GIVEN INSTRUCTION – Without the pictures, output the lines of the material from the very first through the one that holds "según variables y".

####################

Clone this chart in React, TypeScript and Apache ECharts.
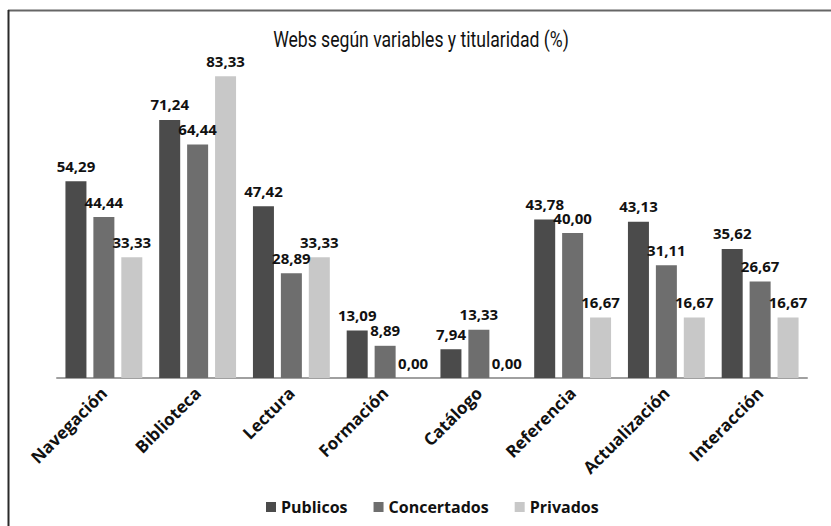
import React, { useEffect, useRef } from "react";
import * as echarts from "echarts";

const categories = ["Navegación", "Biblioteca", "Lectura", "Formación", "Catálogo", "Referencia", "Actualización", "Interacción"];
const publicos = [54.29, 71.24, 47.42, 13.09, 7.94, 43.78, 43.13, 35.62];
const concertados = [44.44, 64.44, 28.89, 8.89, 13.33, 40.0, 31.11, 26.67];
const privados = [33.33, 83.33, 33.33, 0.0, 0.0, 16.67, 16.67, 16.67];
const seriesNames = ["Publicos", "Concertados", "Privados"];
const colors = ["#4b4b4b", "#6e6e6e", "#c8c8c8"];
const titleText = "Webs según variables y titularidad (%)";

export default function App() {
  const ref = useRef<HTMLDivElement>(null);
  useEffect(() => {
    const chart = echarts.init(ref.current!, null, { renderer: "svg" });
    const fmt = (p: any) => Number(p.value).toFixed(2).replace(".", ",");
    const mk = (name: string, data: number[], color: string) => ({
      name,
      type: "bar",
      data,
      barWidth: 21,
      barGap: "33%",
      itemStyle: { color },
      label: {
        show: true,
        position: "top",
        distance: 8,
        formatter: fmt,
        fontFamily: "Open Sans",
        fontWeight: "bold",
        fontSize: 15,
        color: "#111111",
      },
    });
    chart.setOption({
      animation: false,
      backgroundColor: "#ffffff",
      legend: {
        bottom: 6,
        left: 261,
        itemWidth: 10,
        itemHeight: 10,
        itemGap: 26,
        icon: "rect",
        data: seriesNames,
        textStyle: { fontFamily: "Open Sans", fontWeight: "bold", fontSize: 16, color: "#111111" },
      },
      grid: { left: 57, right: 24, top: 52, bottom: 148, containLabel: false },
      xAxis: {
        type: "category",
        data: categories,
        axisLine: { show: true, lineStyle: { color: "#a0a0a0", width: 2 } },
        axisTick: { show: false },
        axisLabel: {
          rotate: 45,
          margin: 12,
          interval: 0,
          fontFamily: "Open Sans",
          fontWeight: "bold",
          fontSize: 17,
          color: "#111111",
        },
      },
      yAxis: {
        type: "value",
        min: 0,
        max: 90,
        show: false,
        splitLine: { show: false },
      },
      graphic: [
        { type: "line", shape: { x1: 8, y1: 10.5, x2: 831, y2: 10.5 }, style: { stroke: "#666666", lineWidth: 2 } },
        { type: "line", shape: { x1: 8.5, y1: 10, x2: 8.5, y2: 526 }, style: { stroke: "#2a2a2a", lineWidth: 2 } },
        {
          type: "text",
          x: 421,
          y: 40,
          scaleX: 0.8,
          style: {
            text: titleText,
            fontFamily: "Roboto",
            fontSize: 22,
            fontWeight: "normal",
            fill: "#111111",
            textAlign: "center",
            textVerticalAlign: "middle",
          },
        },
      ],
      series: [
        mk(seriesNames[0], publicos, colors[0]),
        mk(seriesNames[1], concertados, colors[1]),
        mk(seriesNames[2], privados, colors[2]),
      ],
    });
    return () => chart.dispose();
  }, []);
  return <div ref={ref} style={{ position: "fixed", left: 0, top: 0, width: 831, height: 526 }} />;
}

####################

RESULT OF THIS EXERCISE –
Clone this chart in React, TypeScript and Apache ECharts.
import React, { useEffect, useRef } from "react";
import * as echarts from "echarts";

const categories = ["Navegación", "Biblioteca", "Lectura", "Formación", "Catálogo", "Referencia", "Actualización", "Interacción"];
const publicos = [54.29, 71.24, 47.42, 13.09, 7.94, 43.78, 43.13, 35.62];
const concertados = [44.44, 64.44, 28.89, 8.89, 13.33, 40.0, 31.11, 26.67];
const privados = [33.33, 83.33, 33.33, 0.0, 0.0, 16.67, 16.67, 16.67];
const seriesNames = ["Publicos", "Concertados", "Privados"];
const colors = ["#4b4b4b", "#6e6e6e", "#c8c8c8"];
const titleText = "Webs según variables y titularidad (%)";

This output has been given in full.